Pietersen: It was tough going
Kevin Pietersen rates his 73 hard-earned runs at Nagpur on Thursday as some of the most difficult he has ever made for England.
The superstar batsman had over 7,000 Test runs to his name coming into this match, but rarely has he had to battle so hard for his rewards in his England career as he did on a lifeless pitch negating most attempts at scoring shots.
From the moment he came in at 16 for two, and was immediately taken aback by a short ball from Ishant Sharma which barely beat stump height, Pietersen knew he was in for a struggle.
So it proved, but he battled through to help the tourists close day one in this final Test of four on 199 for five in 97 overs.
Pietersen admits it is impossible to gauge how well or badly England have fared yet, but he does know he did his best in taxing circumstances.
Asked how hard it was to adapt, Pietersen said: "Tough... it's the toughest wicket I've played Test cricket on, in terms of trying to play strokes.
"I think we've gone okay at 200 for five. But what the wicket's going to do, I haven't got a clue - because it looks pretty similar now to what it did when we started the day."
He will take no satisfaction yet from today's achievement, until it is clear how it measures up in the context of a match England need to at least draw for a famous series victory.
"It means absolutely nothing till the game is over. It only means something when we've finished the game," he said.
"My guess is as good as anyone's in this room as to what that wicket is going to do. I don't know ... but goodness, it's slow.
"I think the key to today was to try to bat for as long as possible, because I don't think that wicket is getting better."
Pietersen's efforts were augmented by those of Jonathan Trott, in their half-century stand, and then by debutant Joe Root and Matt Prior - who had put on an unbroken 60 at stumps. The first evidence of 21-year-old Root's Test potential was encouraging.
"Joe was brilliant," said Pietersen.
"He's his own man; he played some lovely cricket shots and has a good head on his shoulders.
"Never judge anybody after a couple of hours batting for England, but he's shown signs of what could be a very good Test career.
"He didn't need too much help.

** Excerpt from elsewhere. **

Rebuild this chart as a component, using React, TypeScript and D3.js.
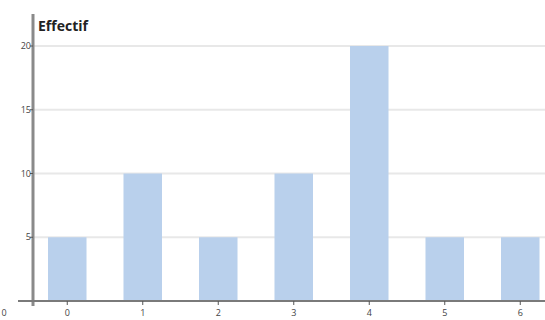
import React from "react";
import * as d3 from "d3";

const categories = ["0", "1", "2", "3", "4", "5", "6"];
const values = [5, 10, 5, 10, 20, 5, 5];
const yTicks = [5, 10, 15, 20];
const yTitle = "Effectif";

const W = 545;
const H = 320;
const axisX = 33;
const axisY = 301;

export default function App() {
  const x = d3.scaleBand<string>().domain(categories).range([29.5, 558]).paddingInner(0.49).paddingOuter(0.245);
  const y = d3.scaleLinear().domain([0, 20]).range([axisY, 46]);
  const font = "'Open Sans', 'DejaVu Sans', sans-serif";
  return (
    <div style={{ position: "absolute", left: 0, top: 0 }}>
      <svg width={W} height={H} style={{ display: "block", background: "#fff" }} fontFamily={font}>
        {yTicks.map((t) => (
          <line key={"g" + t} x1={axisX} x2={W} y1={y(t)} y2={y(t)} stroke="#e8e8e8" strokeWidth={2} />
        ))}
        {categories.map((c, i) => (
          <rect key={c} x={x(c)} y={y(values[i])} width={x.bandwidth()} height={axisY - y(values[i])} fill="#b9d0ec" />
        ))}
        <line x1={axisX} x2={axisX} y1={14} y2={306} stroke="#8a8a8a" strokeWidth={3} />
        <line x1={18} x2={W} y1={axisY} y2={axisY} stroke="#7a7a7a" strokeWidth={2} />
        {yTicks.map((t) => (
          <g key={"t" + t}>
            <line x1={axisX - 3} x2={axisX} y1={y(t)} y2={y(t)} stroke="#555" strokeWidth={1} />
            <text x={axisX - 2} y={y(t) + 3} textAnchor="end" fontSize={9} fill="#444">{t}</text>
          </g>
        ))}
        <text x={4} y={316} fontSize={9} fill="#444" textAnchor="middle">0</text>
        {categories.map((c) => {
          const cx = (x(c) as number) + x.bandwidth() / 2;
          return (
            <g key={"x" + c}>
              <line x1={cx} x2={cx} y1={axisY} y2={axisY + 4} stroke="#555" strokeWidth={1} />
              <text x={cx} y={316} textAnchor="middle" fontSize={9} fill="#444">{c}</text>
            </g>
          );
        })}
        <text x={38} y={31} fontSize={14} fontWeight="bold" fill="#222">{yTitle}</text>
      </svg>
    </div>
  );
}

He came in there, and was scoring freely.
"He's a good little player and a lovely man as well. He's a good human being."
Pietersen found it especially tough going against Ishant, responsible for those two early wickets, and is hoping England may have the edge on India with their two frontline seamers to the hosts' one in this match.

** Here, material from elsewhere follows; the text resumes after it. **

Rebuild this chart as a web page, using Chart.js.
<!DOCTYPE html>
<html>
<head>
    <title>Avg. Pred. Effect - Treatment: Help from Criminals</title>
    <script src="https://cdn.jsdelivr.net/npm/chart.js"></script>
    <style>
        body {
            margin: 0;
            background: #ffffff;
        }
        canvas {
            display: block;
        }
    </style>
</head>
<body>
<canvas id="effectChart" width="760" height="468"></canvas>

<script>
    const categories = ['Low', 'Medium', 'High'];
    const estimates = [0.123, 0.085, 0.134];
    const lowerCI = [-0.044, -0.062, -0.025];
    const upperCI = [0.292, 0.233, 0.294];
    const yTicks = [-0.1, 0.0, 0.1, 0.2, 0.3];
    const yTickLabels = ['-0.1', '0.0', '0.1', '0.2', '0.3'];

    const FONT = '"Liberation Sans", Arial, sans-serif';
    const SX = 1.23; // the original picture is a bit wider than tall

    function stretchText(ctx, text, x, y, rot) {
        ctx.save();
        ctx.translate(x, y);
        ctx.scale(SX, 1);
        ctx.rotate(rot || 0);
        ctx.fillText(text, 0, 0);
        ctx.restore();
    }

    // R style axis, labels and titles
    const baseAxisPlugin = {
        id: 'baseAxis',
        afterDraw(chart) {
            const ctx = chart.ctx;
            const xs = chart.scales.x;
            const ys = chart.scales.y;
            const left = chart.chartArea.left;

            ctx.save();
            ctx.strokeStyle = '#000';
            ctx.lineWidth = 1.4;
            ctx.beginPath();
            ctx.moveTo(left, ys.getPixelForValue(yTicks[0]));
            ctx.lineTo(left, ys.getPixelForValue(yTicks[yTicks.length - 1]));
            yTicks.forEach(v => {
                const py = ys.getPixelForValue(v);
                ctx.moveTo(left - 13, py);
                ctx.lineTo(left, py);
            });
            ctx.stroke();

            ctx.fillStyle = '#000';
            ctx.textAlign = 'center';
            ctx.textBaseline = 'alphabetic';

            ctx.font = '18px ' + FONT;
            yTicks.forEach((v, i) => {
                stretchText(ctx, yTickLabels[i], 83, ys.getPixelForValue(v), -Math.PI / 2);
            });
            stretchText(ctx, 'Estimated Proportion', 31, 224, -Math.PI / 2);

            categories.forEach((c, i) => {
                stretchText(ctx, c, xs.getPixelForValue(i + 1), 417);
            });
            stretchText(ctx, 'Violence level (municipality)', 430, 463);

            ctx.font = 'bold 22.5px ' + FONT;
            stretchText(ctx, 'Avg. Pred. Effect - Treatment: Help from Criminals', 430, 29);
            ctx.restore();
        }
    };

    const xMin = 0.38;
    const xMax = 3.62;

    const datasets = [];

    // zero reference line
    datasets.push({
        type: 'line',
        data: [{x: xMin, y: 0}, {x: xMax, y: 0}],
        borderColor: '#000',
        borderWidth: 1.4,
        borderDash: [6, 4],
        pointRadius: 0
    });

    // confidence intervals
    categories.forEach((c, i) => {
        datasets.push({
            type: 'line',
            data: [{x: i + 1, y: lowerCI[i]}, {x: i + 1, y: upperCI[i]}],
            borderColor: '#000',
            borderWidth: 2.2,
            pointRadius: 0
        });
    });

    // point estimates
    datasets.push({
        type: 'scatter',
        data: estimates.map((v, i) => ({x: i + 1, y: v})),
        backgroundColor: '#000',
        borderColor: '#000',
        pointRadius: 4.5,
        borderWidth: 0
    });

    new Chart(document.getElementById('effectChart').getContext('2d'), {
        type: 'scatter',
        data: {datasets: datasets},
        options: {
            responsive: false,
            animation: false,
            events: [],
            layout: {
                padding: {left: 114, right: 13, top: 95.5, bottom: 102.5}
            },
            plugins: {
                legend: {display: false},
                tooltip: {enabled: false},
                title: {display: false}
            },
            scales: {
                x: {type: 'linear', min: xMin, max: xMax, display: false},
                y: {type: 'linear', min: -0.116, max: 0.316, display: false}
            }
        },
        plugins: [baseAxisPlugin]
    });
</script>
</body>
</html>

"I think we are in a position of strength ... having two seamers," he said.
"Ishant, I found incredibly difficult to play today.

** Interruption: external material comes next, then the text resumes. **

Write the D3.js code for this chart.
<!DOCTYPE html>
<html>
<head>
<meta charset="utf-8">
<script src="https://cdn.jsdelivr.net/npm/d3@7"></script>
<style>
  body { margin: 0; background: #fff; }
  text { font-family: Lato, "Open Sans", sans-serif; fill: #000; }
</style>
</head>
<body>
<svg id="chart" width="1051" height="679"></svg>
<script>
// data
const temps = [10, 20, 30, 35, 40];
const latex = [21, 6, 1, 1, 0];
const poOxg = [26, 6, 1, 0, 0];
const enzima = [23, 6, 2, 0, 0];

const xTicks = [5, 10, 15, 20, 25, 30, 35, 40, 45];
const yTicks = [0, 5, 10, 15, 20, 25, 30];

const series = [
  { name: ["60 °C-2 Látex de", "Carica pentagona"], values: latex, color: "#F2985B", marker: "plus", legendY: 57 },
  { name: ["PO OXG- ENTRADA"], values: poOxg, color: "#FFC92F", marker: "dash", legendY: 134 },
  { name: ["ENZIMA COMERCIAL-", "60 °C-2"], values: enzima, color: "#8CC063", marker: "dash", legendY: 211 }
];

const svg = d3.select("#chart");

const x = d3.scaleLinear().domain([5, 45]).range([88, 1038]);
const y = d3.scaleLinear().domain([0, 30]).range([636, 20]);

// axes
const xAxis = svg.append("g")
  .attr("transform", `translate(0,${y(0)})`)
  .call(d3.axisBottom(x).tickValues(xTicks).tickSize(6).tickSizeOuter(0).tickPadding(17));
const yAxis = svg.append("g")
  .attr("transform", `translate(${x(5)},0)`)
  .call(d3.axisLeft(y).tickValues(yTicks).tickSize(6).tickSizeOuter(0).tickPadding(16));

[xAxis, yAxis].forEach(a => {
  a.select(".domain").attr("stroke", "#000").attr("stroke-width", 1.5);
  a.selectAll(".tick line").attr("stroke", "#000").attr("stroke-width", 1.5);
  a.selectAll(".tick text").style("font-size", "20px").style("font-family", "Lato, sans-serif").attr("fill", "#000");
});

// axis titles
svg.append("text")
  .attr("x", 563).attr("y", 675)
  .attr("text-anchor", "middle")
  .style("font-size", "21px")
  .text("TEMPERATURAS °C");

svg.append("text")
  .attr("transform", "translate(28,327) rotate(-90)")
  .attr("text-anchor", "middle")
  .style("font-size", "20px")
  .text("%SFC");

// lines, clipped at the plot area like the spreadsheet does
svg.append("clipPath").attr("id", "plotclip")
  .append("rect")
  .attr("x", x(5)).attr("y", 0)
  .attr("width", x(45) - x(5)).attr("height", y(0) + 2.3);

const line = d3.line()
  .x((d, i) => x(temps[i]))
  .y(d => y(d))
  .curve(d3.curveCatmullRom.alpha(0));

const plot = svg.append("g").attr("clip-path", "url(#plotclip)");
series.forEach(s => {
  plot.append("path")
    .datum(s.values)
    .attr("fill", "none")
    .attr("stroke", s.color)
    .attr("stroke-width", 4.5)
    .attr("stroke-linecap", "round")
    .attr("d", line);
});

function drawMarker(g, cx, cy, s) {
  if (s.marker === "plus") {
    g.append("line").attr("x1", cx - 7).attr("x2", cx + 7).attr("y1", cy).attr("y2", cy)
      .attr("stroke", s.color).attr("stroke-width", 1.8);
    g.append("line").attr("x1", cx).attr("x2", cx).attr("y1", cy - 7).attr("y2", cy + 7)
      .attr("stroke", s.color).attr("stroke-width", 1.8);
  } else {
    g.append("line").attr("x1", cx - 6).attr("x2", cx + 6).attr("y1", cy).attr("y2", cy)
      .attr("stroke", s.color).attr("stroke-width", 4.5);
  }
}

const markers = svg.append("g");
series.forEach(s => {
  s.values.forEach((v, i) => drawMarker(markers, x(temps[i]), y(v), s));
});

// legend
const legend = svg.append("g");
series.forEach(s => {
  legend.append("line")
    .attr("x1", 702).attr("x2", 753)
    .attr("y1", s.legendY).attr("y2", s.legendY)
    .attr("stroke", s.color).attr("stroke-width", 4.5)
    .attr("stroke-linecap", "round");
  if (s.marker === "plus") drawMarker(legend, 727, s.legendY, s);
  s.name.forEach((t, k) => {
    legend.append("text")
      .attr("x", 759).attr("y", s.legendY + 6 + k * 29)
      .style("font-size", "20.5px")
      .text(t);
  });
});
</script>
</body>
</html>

"All I know is that scoring was incredibly hard, especially against Ishant - so we hope 'Bressie' [Tim Bresnan] and Jimmy (Anderson) can do us a really good job."
Pietersen sympathises with spectators who could have taken little pleasure from watching batsmen chisel out their runs on a pitch hardly devised for entertainment value.
It was anything but pretty, but may yet turn out to be as well as England could have done.
"When you're the tourists, obviously the Indians think that's the kind of wicket they can produce to pull the series back," he said.
"We've had some incredible challenges over the last two or three years.
"The viewers might have switched off four or five hours ago ... but it's an incredible challenge for the lads over the next four days to see what we can get out of this."